The concept of the union of sets is one of the foundational ideas in set theory. It refers to combining all the distinct elements from multiple sets into one single set, without duplicating any elements. When we talk about the union of sets, we use the symbol \(\cup\). Suppose we have two sets, \(A\) and \(B\). Their union, denoted as \(A \cup B\), would include every element that is in \(A\), \(B\), or both.

For example, if \(A = \{a, e, i, o, u\}\) and \(B = \{b, d, e, o, u\}\), the union \(A \cup B\) will be \(\{a, b, d, e, i, o, u\}\), since those are all the unique elements from both sets. Union is useful in various real-world contexts, such as combining different datasets, unifying groups, or merging resources.

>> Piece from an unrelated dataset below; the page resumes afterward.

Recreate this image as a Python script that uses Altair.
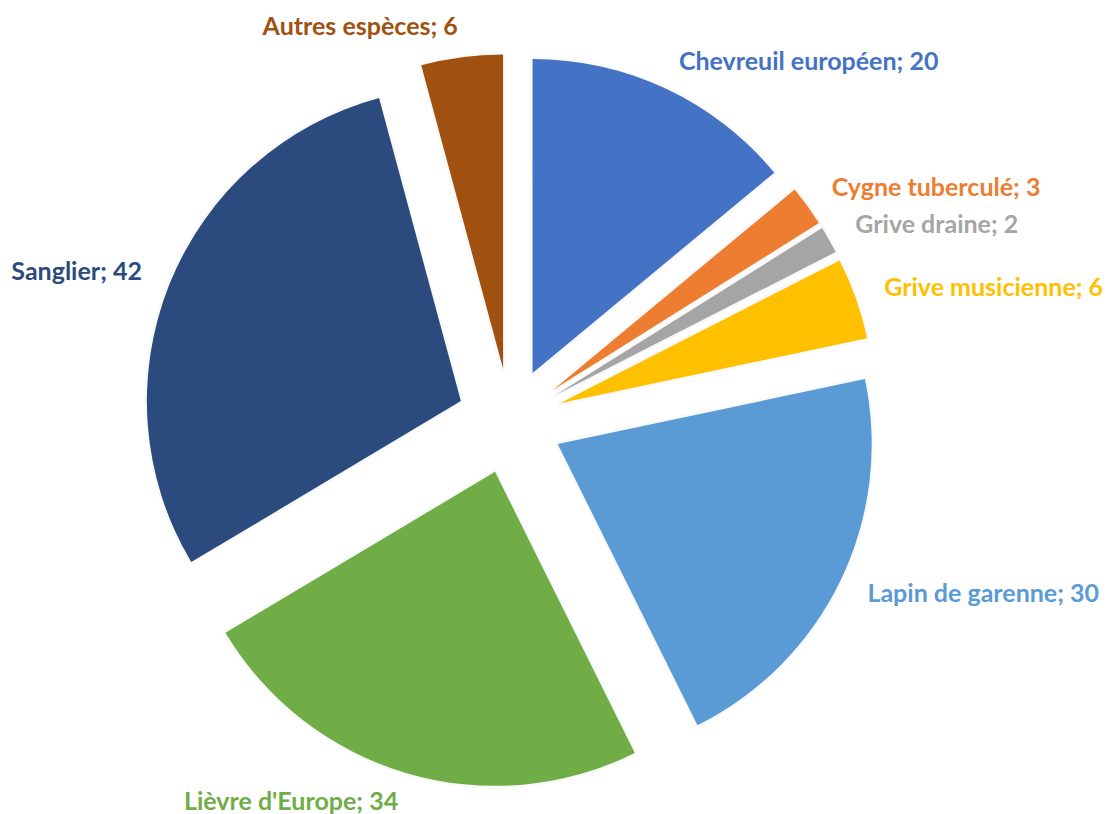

The intersection of sets can be thought of as the common ground between sets. This is where set theory intersects, literally! Represented by the symbol \(\cap\), the intersection of two sets \(A\) and \(B\), written as \(A \cap B\), is the set containing all elements that are both in \(A\) and in \(B\).

Using our example, for \(A = \{a, e, i, o, u\}\) and \(B = \{b, d, e, o, u\}\), the intersection \(A \cap B\) is \(\{e, o, u\}\), because these are the elements present in both sets. Understanding intersections is crucial in disciplines like logic, probability, and database management, as it helps identify shared characteristics or common data points.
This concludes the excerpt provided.